양면 인쇄법을 이용한 중금속 검출용 3D 종이 기반 분석장치 제작

Microfluidic paper-based analytical devices (PADs) have recently been in the spotlight for their applicability in point-of-care diagnostics and environmental material detection. This study presents a double-sided printing method for fabricating 3D-PADs, providing simple and cost effective metal ion detection. The design of the 3D-PAD was made into an acryl stamp by laser cutting and then coating it with a thin layer of PDMS using the spin-coating method. This fabricated stamp was used to form the 3D structure of the hydrophobic barrier through a double-sided contact printing method. The fabrication of the 3D hydrophobic barrier within a single sheet was optimized by controlling the spin-coating rate, reagent ratio and contacting time. The optimal conditions were found by analyzing the area change of the PDMS hydrophobic barrier and hydrophilic channel using ink with chromatography paper.
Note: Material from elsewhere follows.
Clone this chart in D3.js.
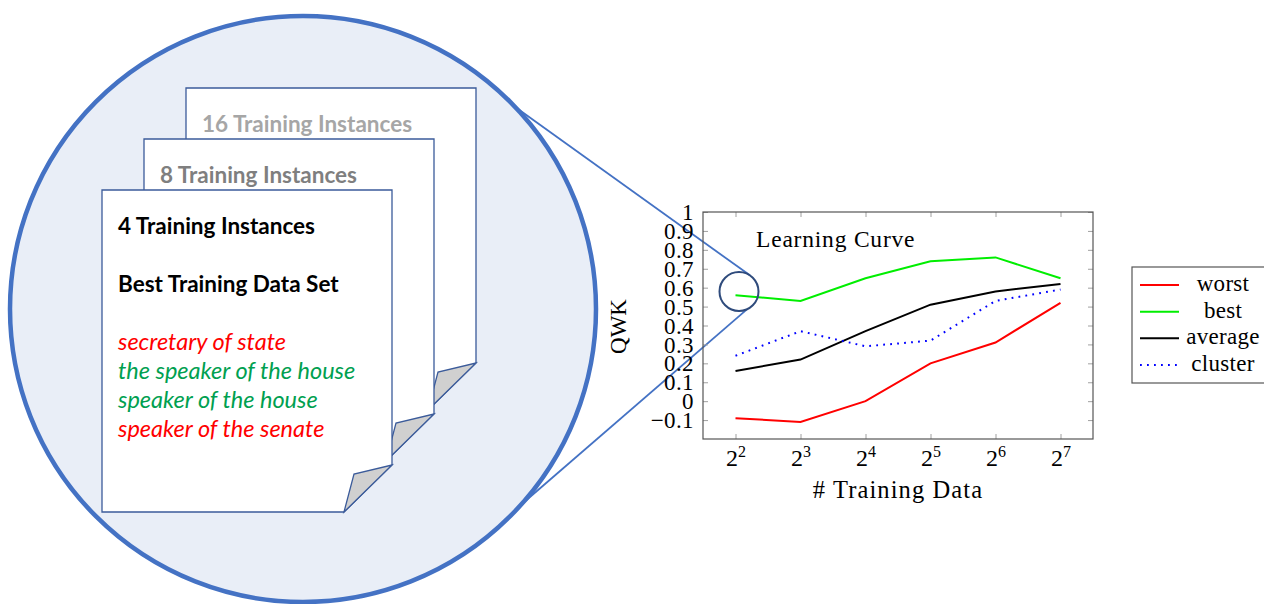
<!DOCTYPE html>
<meta charset="utf-8">
<style>
  body { margin: 0; background: #fff; }
  .tex { font-family: 'Liberation Serif', 'Times New Roman', serif; }
  .cal { font-family: 'Lato', 'Noto Sans', sans-serif; }
</style>
<svg width="1264" height="604"></svg>
<script src="https://d3js.org/d3.v7.min.js"></script>
<script>
// chart data
var exponents = [2, 3, 4, 5, 6, 7];
var worst   = [-0.09, -0.11, 0.00, 0.20, 0.31, 0.52];
var best    = [0.56, 0.53, 0.65, 0.74, 0.76, 0.65];
var average = [0.16, 0.22, 0.37, 0.51, 0.58, 0.62];
var cluster = [0.24, 0.37, 0.29, 0.32, 0.53, 0.59];
var seriesNames = ["worst", "best", "average", "cluster"];
var yTicks = [-0.1, 0, 0.1, 0.2, 0.3, 0.4, 0.5, 0.6, 0.7, 0.8, 0.9, 1];

// illustration text
var pageTitles = ["16 Training Instances", "8 Training Instances", "4 Training Instances"];
var bestSet = ["secretary of state", "the speaker of the house", "speaker of the house", "speaker of the senate"];
var bestSetGood = [false, true, true, false];

var svg = d3.select("svg");

// ---------- zoom illustration ----------
var big = {cx: 303, cy: 309, r: 293};
var small = {cx: 739, cy: 291.5, r: 19.5};

svg.append("circle")
    .attr("cx", big.cx).attr("cy", big.cy).attr("r", big.r)
    .attr("fill", "#e9eef7")
    .attr("stroke", "#4472c4")
    .attr("stroke-width", 4.5);

function onCircle(c, deg) {
  var a = deg * Math.PI / 180;
  return [c.cx + c.r * Math.cos(a), c.cy + c.r * Math.sin(a)];
}
[[-43.5, -56], [42.0, 66]].forEach(function(p) {
  var a = onCircle(big, p[0]), b = onCircle(small, p[1]);
  svg.append("line")
      .attr("x1", a[0]).attr("y1", a[1]).attr("x2", b[0]).attr("y2", b[1])
      .attr("stroke", "#4472c4").attr("stroke-width", 1.8);
});

// stacked pages, back to front
var page = {left: 186, top: 88, w: 290, h: 322, fold: 47};
var shift = {dx: -42, dy: 51};
var titleColors = ["#a6a6a6", "#7f7f7f", "#000"];

pageTitles.forEach(function(t, i) {
  var L = page.left + i * shift.dx, T = page.top + i * shift.dy,
      R = L + page.w, B = T + page.h, f = page.fold;
  var g = svg.append("g");
  g.append("path")
      .attr("d", "M" + L + "," + T + "H" + R + "V" + (B - f) + "L" + (R - f - 1) + "," + B + "H" + L + "Z")
      .attr("fill", "#fff")
      .attr("stroke", "#3b5b9a")
      .attr("stroke-width", 1.3);
  g.append("path")
      .attr("d", "M" + (R - f - 1) + "," + B + "L" + (R - 38) + "," + (B - 38) + "L" + R + "," + (B - f) + "Z")
      .attr("fill", "#d0d0d0")
      .attr("stroke", "#3b5b9a")
      .attr("stroke-width", 1.3);
  g.append("text")
      .attr("class", "cal")
      .attr("x", L + 16).attr("y", T + 44)
      .attr("font-size", 22.5).attr("font-weight", "bold")
      .attr("fill", titleColors[i])
      .text(t);
});

var front = {L: page.left + 2 * shift.dx, T: page.top + 2 * shift.dy};
svg.append("text")
    .attr("class", "cal")
    .attr("x", front.L + 16).attr("y", 292)
    .attr("font-size", 22.5).attr("font-weight", "bold")
    .text("Best Training Data Set");

svg.append("g").selectAll("text")
  .data(bestSet)
  .join("text")
    .attr("class", "cal")
    .attr("x", front.L + 16)
    .attr("y", function(d, i) { return 350 + i * 29; })
    .attr("font-size", 23.5)
    .attr("font-style", "italic")
    .attr("fill", function(d, i) { return bestSetGood[i] ? "#00a050" : "#ff0000"; })
    .text(function(d) { return d; });

// ---------- learning curve plot ----------
var plot = {left: 703, right: 1093, top: 212, bottom: 439};

var x = d3.scaleLog().base(2)
    .domain([Math.pow(2, 1.5), Math.pow(2, 7.5)])
    .range([plot.left, plot.right]);
var y = d3.scaleLinear()
    .domain([-0.2, 1])
    .range([plot.bottom, plot.top]);

var fmtY = function(d) {
  if (d === 0) return "0";
  if (d === 1) return "1";
  return (d < 0 ? "\u2212" : "") + Math.abs(d).toFixed(1);
};

var xVals = exponents.map(function(e) { return Math.pow(2, e); });

// left axis with labels
var yAxisL = svg.append("g")
    .attr("class", "tex")
    .attr("transform", "translate(" + plot.left + ",0)")
    .call(d3.axisLeft(y).tickValues(yTicks).tickSize(-5).tickPadding(9).tickFormat(fmtY));
// right inner ticks
var yAxisR = svg.append("g")
    .attr("transform", "translate(" + plot.right + ",0)")
    .call(d3.axisRight(y).tickValues(yTicks).tickSize(-5).tickFormat(""));
// bottom axis
var xAxisB = svg.append("g")
    .attr("class", "tex")
    .attr("transform", "translate(0," + plot.bottom + ")")
    .call(d3.axisBottom(x).tickValues(xVals).tickSize(-5).tickPadding(10).tickFormat(""));
var xAxisT = svg.append("g")
    .attr("transform", "translate(0," + plot.top + ")")
    .call(d3.axisTop(x).tickValues(xVals).tickSize(-5).tickFormat(""));

[yAxisL, yAxisR, xAxisB, xAxisT].forEach(function(a) {
  a.select(".domain").remove();
  a.selectAll(".tick line").attr("stroke", "#a0a0a0").attr("stroke-width", 1);
});
yAxisL.selectAll(".tick text")
    .attr("font-size", 23)
    .attr("letter-spacing", 0.4)
    .attr("fill", "#000")
    .attr("dy", "0.33em");

// x tick labels 2^n
xAxisB.selectAll(".tick text")
    .attr("y", 27)
    .attr("dy", 0)
    .attr("font-size", 24)
    .attr("fill", "#000")
    .each(function(d) {
      var t = d3.select(this);
      t.append("tspan").text("2");
      t.append("tspan")
          .attr("font-size", 16)
          .attr("dy", -9)
          .text(Math.round(Math.log2(d)));
    });

// frame
svg.append("rect")
    .attr("x", plot.left).attr("y", plot.top)
    .attr("width", plot.right - plot.left).attr("height", plot.bottom - plot.top)
    .attr("fill", "none")
    .attr("stroke", "#555")
    .attr("stroke-width", 1.2);

var series = [
  {name: "worst", values: worst, color: "#ff0000", dash: null},
  {name: "best", values: best, color: "#00ee00", dash: null},
  {name: "average", values: average, color: "#000000", dash: null},
  {name: "cluster", values: cluster, color: "#0000ff", dash: "1.8,5.2"}
];

var line = d3.line()
    .x(function(d, i) { return x(xVals[i]); })
    .y(function(d) { return y(d); });

svg.append("g").selectAll("path")
  .data(series)
  .join("path")
    .attr("d", function(s) { return line(s.values); })
    .attr("fill", "none")
    .attr("stroke", function(s) { return s.color; })
    .attr("stroke-width", 2)
    .attr("stroke-dasharray", function(s) { return s.dash; });

svg.append("text")
    .attr("class", "tex")
    .attr("x", 756).attr("y", 247)
    .attr("font-size", 23.5)
    .attr("letter-spacing", 0.8)
    .text("Learning Curve");

svg.append("text")
    .attr("class", "tex")
    .attr("x", (plot.left + plot.right) / 2).attr("y", 498)
    .attr("text-anchor", "middle")
    .attr("font-size", 24.5)
    .attr("letter-spacing", 1.1)
    .text("# Training Data");

svg.append("text")
    .attr("class", "tex")
    .attr("transform", "translate(626," + ((plot.top + plot.bottom) / 2 + 1) + ") rotate(-90)")
    .attr("text-anchor", "middle")
    .attr("font-size", 23)
    .text("QWK");

// magnifier circle on top of the plot
svg.append("circle")
    .attr("cx", small.cx).attr("cy", small.cy).attr("r", small.r)
    .attr("fill", "none")
    .attr("stroke", "#2f4b7c")
    .attr("stroke-width", 2);

// legend
var legend = svg.append("g").attr("class", "tex");
legend.append("rect")
    .attr("x", 1132).attr("y", 267)
    .attr("width", 140).attr("height", 116)
    .attr("fill", "#fff")
    .attr("stroke", "#555")
    .attr("stroke-width", 1.2);
var ly = d3.scalePoint().domain(seriesNames).range([285, 365]);
legend.selectAll("line")
  .data(series)
  .join("line")
    .attr("x1", 1140).attr("x2", 1179)
    .attr("y1", function(s) { return ly(s.name); })
    .attr("y2", function(s) { return ly(s.name); })
    .attr("stroke", function(s) { return s.color; })
    .attr("stroke-width", 2)
    .attr("stroke-dasharray", function(s) { return s.dash; });
legend.selectAll("text")
  .data(series)
  .join("text")
    .attr("x", 1223)
    .attr("y", function(s) { return ly(s.name) + 6; })
    .attr("text-anchor", "middle")
    .attr("font-size", 23)
    .attr("letter-spacing", 0.3)
    .text(function(s) { return s.name; });
</script>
Using the fabricated 3D-PAD under optimized conditions, Ni2+, Cu2+, Hg2+, and pH were detected at different concentrations and displayed with color intensity in grayscale for quantitative analysis using ImageJ. This study demonstrated that a 3D-PAD biosensor can be applied to detect metal ions without special analysis equipment. This 3D-PAD provides a highly portable and rapid on-site monitoring platform for detecting multiple heavy metal ions with extremely high repeatability, which is useful for resource-limited areas and developing countries.